Transições
O apagão da passada 2.ª feira já foi analisado e parcialmente explicado por quem se considera de direito, embora dificilmente isso corresponda a qualquer acção com potencial preventivo de nova ocorrência. E isso acontece porque existe uma notória tendência das nossas elites político-ideológicas (com débeis ramificações intelectuais) para um entusiasmo desmesurado com tudo o que seja apresentado como um “novo paradigma” ou, de modo mais dinâmico, com “transições”.
Na área da Educação, por exemplo, a animada vozearia em torno da “transição digital” é proporcional à sua ineficaz implementação no terreno. E quem não alinhar ou apresentar alguns reparos, reservas ou recomendações do mais elementar bom senso é porque é incurável ludita.
No caso da “transição energética” é mais um daqueles voluntarismos nacionais que se apresenta como mais um dos desígnios modernistas que experimentamos desde o fontismo, para não recuar mais que a História também é matéria arcaica. O problema é que quando tal transição se cruza com outros fenómenos como a “globalização do mercado energético” e a crença no “mercado” e nas “economias de escala”, para não falar da profunda dependência das redes digitais para colocar tudo a funcionar, fica-se numa posição de enorme vulnerabilidade quando algo corre mal.
Já sei que de acordo com a “transição liberal” partilhada pela esmagadora parte dos decisores políticos nas últimas décadas, é credo firmado que só com a “abertura da economia”, decorrente da referida globalização, associada à “eficácia” da iniciativa privada é possível “criar riqueza”. Sem a Europa estaríamos muito pior, dizem os especialistas e até concordo, mas querem-me parecer duas coisas: a primeira, é que podemos estar melhor, mas estamos muito mais desiguais; a segunda, que podemos estar melhor, mas estamos muito mais vulneráveis a eventos exógenos que não conseguimos controlar, em especial quando a maioria das decisões são baseadas na maximização dos lucros privados.
O que se sabe sobre o apagão de 2.ª feira (e certamente muito do que não se saberá) é suficiente para entender até que ponto a lógica low cost tem riscos em sectores essenciais para o interesse público. E que existe uma interdependência dramática entre electricidade e redes digitais de comunicação que nos deixa a um passo do colapso.

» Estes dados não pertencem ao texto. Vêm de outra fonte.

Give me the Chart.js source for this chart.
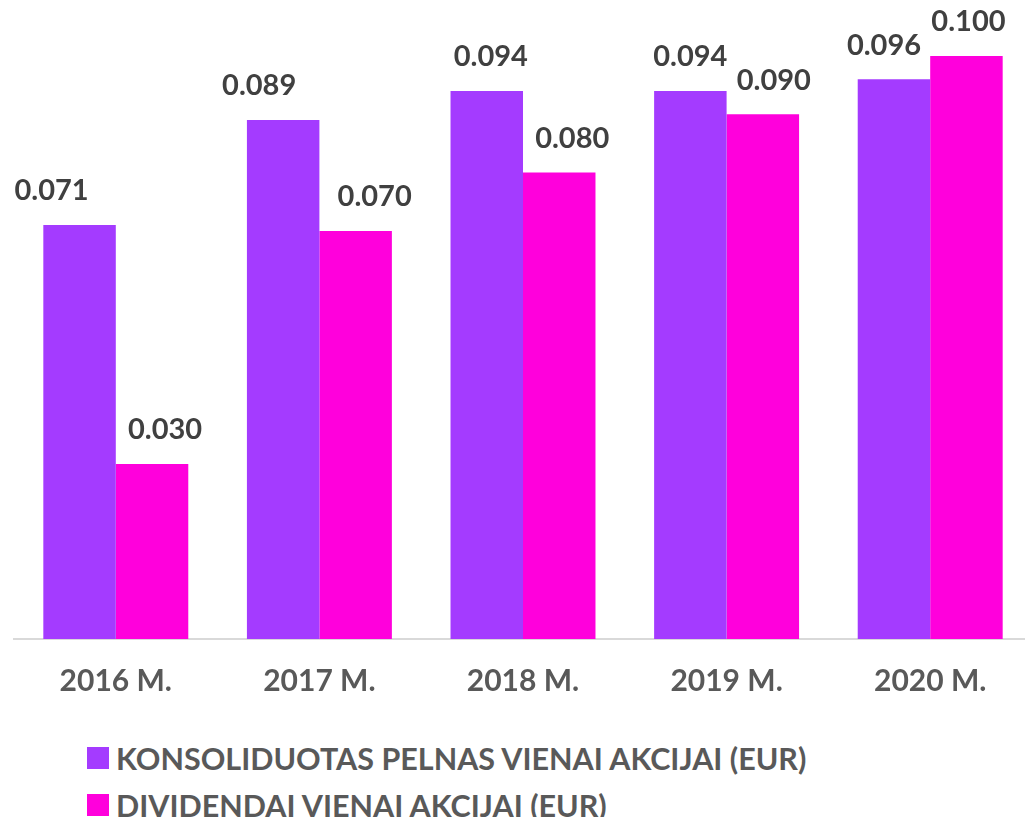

O que se agrava com a crescente infantilização de grande parte da população perante situações inesperadas. Podia acreditar-se que as pessoas estão melhor informadas e capazes de gerir emoções e comportamentos, mas não há “simulacros” que consigam contrariar a tendência para o açambarcamento de papel higiénico. E tudo tende a piorar quando se consideram anacrónicos os avisos para que não se percam hábitos antigos, porque há conhecimentos e competências que não sabemos até que ponto não nos poderão ajudar a sobreviver com o avançar do século XXI.